Pada periode yang sama, Israel menyetujui pembangunan lebih dari 30.000 apartemen ilegal baru untuk pemukim di Tepi Barat yang diduduki dan Yerusalem Timur. Secara paralel, setidaknya 49 pos pemukim baru Israel dibangun, dibandingkan dengan rata-rata tahunan delapan pos baru selama dekade terakhir. Banyak dari pos-pos tersebut dibangun di atas tanah desa-desa Palestina yang diusir secara paksa, dengan setidaknya 47 desa Palestina di Area C Tepi Barat benar-benar dikosongkan sejak 7 Oktober 2023.
Saat rakyat Palestina memperingati 77 tahun Nakba, militer Israel menghancurkan lebih dari 100 bangunan tempat tinggal di kamp-kamp pengungsi Nur Shams dan Tulkarem, yang didirikan setelah tahun 1948.

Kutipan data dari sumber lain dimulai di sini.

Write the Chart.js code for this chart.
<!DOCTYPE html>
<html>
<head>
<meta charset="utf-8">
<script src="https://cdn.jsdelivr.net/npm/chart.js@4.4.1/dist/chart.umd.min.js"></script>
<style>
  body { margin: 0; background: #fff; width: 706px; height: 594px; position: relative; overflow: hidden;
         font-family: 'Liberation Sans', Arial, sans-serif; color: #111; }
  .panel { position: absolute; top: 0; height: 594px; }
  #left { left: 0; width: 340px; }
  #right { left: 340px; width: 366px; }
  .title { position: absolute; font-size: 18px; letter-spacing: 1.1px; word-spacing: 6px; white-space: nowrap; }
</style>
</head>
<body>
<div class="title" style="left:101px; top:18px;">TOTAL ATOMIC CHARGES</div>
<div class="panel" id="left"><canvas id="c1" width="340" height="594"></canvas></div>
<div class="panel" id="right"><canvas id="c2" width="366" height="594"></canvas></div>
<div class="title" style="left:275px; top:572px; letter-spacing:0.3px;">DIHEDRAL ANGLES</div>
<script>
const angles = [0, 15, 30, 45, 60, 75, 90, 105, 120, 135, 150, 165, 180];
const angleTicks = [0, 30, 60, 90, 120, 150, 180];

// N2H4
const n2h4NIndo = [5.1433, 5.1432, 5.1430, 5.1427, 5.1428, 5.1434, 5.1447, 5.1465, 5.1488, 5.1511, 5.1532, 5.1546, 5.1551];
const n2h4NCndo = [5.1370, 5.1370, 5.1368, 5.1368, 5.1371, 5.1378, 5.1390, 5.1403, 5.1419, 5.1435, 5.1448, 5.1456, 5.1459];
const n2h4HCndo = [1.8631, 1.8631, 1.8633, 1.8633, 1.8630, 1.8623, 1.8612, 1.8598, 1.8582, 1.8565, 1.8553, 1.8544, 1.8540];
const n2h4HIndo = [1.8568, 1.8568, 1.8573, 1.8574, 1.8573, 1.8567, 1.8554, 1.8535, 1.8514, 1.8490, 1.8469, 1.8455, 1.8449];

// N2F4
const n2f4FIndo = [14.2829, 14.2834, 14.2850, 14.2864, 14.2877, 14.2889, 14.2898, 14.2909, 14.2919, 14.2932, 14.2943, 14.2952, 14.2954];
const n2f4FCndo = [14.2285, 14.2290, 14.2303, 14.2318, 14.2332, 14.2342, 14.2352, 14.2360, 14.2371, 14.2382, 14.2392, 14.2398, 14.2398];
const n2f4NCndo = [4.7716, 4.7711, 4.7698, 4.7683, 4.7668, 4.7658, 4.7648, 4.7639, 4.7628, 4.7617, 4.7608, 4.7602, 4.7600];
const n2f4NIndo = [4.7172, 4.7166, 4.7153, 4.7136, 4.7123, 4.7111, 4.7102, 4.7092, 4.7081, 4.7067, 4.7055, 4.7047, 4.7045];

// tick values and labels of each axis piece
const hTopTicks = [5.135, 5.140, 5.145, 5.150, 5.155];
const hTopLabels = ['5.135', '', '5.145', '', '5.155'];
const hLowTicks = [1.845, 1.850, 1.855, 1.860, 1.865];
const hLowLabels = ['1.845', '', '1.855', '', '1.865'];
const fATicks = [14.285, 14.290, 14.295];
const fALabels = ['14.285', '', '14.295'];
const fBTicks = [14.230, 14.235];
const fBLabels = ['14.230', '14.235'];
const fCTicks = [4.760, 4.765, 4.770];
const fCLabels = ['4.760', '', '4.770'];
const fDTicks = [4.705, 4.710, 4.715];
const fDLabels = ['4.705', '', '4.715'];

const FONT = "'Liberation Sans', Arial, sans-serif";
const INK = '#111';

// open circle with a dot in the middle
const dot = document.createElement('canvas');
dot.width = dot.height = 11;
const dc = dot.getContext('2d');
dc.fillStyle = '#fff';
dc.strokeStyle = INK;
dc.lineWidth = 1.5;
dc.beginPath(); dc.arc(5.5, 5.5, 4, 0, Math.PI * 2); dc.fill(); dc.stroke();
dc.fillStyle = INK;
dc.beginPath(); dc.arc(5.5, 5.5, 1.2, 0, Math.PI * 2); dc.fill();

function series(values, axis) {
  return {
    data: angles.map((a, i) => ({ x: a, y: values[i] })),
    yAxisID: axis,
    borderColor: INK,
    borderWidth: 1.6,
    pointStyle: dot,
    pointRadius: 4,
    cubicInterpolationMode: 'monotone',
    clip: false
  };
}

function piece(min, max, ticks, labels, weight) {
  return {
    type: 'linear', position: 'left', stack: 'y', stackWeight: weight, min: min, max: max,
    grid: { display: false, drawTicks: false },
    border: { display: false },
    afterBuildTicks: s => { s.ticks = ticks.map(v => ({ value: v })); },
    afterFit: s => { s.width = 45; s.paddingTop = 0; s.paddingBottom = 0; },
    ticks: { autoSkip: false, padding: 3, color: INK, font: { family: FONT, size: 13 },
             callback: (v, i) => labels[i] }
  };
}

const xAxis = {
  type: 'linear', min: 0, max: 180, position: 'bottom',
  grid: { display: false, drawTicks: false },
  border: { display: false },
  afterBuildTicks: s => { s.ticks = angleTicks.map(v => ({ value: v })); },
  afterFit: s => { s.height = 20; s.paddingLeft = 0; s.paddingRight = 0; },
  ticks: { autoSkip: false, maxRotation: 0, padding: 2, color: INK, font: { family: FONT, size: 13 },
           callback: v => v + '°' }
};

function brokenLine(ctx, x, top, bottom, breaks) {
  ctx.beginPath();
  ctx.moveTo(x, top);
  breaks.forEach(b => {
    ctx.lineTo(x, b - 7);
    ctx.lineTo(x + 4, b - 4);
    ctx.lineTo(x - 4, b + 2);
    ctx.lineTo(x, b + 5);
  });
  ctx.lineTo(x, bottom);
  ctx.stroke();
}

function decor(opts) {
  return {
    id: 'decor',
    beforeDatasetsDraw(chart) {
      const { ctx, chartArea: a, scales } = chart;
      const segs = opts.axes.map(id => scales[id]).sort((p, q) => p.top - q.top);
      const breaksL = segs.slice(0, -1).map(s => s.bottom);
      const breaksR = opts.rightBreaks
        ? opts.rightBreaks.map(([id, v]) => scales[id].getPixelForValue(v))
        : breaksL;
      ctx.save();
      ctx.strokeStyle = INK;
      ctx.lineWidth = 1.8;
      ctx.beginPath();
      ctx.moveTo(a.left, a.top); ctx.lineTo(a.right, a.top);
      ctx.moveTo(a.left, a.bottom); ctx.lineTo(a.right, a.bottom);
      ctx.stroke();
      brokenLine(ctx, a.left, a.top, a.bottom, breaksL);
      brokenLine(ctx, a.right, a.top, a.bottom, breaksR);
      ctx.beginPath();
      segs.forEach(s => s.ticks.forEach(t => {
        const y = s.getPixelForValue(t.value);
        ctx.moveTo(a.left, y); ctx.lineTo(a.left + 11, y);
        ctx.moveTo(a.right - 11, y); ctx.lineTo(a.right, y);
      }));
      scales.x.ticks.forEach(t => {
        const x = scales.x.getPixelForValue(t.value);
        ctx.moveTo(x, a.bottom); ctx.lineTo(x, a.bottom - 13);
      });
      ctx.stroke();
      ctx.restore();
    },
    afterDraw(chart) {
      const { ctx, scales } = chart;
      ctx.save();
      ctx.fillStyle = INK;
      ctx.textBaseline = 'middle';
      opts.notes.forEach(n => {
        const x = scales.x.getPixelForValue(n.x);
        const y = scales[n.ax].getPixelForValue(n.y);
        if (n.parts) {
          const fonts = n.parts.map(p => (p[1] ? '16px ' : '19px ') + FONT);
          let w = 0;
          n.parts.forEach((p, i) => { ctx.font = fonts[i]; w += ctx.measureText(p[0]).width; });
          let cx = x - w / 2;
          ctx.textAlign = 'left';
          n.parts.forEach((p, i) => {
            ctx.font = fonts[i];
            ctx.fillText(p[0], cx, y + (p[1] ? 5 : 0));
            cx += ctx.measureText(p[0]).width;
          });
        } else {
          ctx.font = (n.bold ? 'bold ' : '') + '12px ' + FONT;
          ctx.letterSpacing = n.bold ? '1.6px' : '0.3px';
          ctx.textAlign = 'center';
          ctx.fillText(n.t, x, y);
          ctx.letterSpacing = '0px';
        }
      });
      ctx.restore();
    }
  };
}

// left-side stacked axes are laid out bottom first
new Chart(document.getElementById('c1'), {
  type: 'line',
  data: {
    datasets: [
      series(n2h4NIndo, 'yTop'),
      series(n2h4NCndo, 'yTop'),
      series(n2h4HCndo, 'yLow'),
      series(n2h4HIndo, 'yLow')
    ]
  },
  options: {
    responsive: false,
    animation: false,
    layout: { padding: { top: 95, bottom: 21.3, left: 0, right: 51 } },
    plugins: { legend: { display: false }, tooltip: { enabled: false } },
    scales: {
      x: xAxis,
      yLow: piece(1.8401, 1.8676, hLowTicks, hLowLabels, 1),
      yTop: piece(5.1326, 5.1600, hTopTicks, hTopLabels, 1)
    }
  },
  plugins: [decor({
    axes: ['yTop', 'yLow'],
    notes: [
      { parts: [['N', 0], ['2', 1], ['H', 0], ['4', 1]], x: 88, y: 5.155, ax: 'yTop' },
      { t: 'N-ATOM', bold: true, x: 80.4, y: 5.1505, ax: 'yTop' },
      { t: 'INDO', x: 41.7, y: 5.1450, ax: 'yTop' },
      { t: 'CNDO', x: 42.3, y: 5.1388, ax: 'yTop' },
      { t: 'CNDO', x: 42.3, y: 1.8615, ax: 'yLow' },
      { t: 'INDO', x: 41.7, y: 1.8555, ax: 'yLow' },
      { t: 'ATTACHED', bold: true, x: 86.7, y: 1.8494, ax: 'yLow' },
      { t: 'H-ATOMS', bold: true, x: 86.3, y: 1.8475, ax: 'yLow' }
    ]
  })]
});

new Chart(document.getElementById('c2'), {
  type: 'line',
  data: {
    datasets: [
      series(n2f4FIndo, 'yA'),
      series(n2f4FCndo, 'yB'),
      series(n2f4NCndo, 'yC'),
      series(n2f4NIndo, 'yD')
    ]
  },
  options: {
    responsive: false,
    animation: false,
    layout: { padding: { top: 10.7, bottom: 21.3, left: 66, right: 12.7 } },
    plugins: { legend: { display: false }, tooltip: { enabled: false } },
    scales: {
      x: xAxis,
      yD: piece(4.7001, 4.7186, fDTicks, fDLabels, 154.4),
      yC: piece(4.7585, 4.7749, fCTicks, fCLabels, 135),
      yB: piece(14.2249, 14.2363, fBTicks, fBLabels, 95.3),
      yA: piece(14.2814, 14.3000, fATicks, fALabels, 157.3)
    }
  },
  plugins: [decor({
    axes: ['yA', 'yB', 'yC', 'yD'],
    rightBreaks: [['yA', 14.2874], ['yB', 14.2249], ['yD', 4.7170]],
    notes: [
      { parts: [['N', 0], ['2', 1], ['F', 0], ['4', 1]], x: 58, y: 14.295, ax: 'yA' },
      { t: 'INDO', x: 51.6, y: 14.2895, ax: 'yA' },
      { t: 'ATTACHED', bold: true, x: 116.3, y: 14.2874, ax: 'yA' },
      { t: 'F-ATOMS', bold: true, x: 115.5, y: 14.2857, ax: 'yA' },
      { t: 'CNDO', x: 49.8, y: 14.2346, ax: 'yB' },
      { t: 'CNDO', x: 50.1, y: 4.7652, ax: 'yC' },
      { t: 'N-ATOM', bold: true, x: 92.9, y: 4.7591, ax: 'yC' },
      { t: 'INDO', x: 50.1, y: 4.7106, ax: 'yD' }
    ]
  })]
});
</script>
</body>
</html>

Lebih dari 40.000 warga Palestina dari Jenin dan Tulkarem tetap mengungsi karena kamp-kamp mereka hancur menjadi puing-puing. Tidak layak huni. Ratusan tentara bersenjata lengkap, kendaraan militer lapis baja, dan buldoser menduduki pusat kota dan kamp pengungsi, meneror penduduk dan menghentikan kehidupan sehari-hari. Pada bulan Februari, tentara Israel mengumumkan akan tetap berada di daerah-daerah ini selama tahun mendatang, menggulirkan tank-tank lapis baja ke kota Jenin untuk pertama kalinya dalam 23 tahun.
Harus dipahami bahwa apa yang dialami jutaan rakyat Palestina di Gaza yang terkepung, Yerusalem Timur yang diduduki, dan Tepi Barat yang diduduki di tangan Israel hari ini tidak seperti apa pun yang pernah terjadi sebelumnya.
Meskipun Nakba menandai awal dari pengusiran, momen ini mencerminkan ekspresi paling ekstremnya.
Saat sepertiga dari total populasi Palestina antara sungai dan laut dimusnahkan, diusir, dan kelaparan di Gaza. Palestina, dalam bentuk historis dan saat ini, sedang dihapuskan.
Dan sementara dunia semakin kebal terhadap gambar-gambar rakyat Palestina yang dibunuh dengan cara paling kejam — terutama di Gaza — rakyat Palestina sangat memahami bahwa, di lapangan, mereka berdiri sendiri menghadapi salah satu proyek kolonial pemukim paling kejam dan bertahan lama dalam sejarah modern, seperti yang telah mereka lakukan selama hampir satu abad.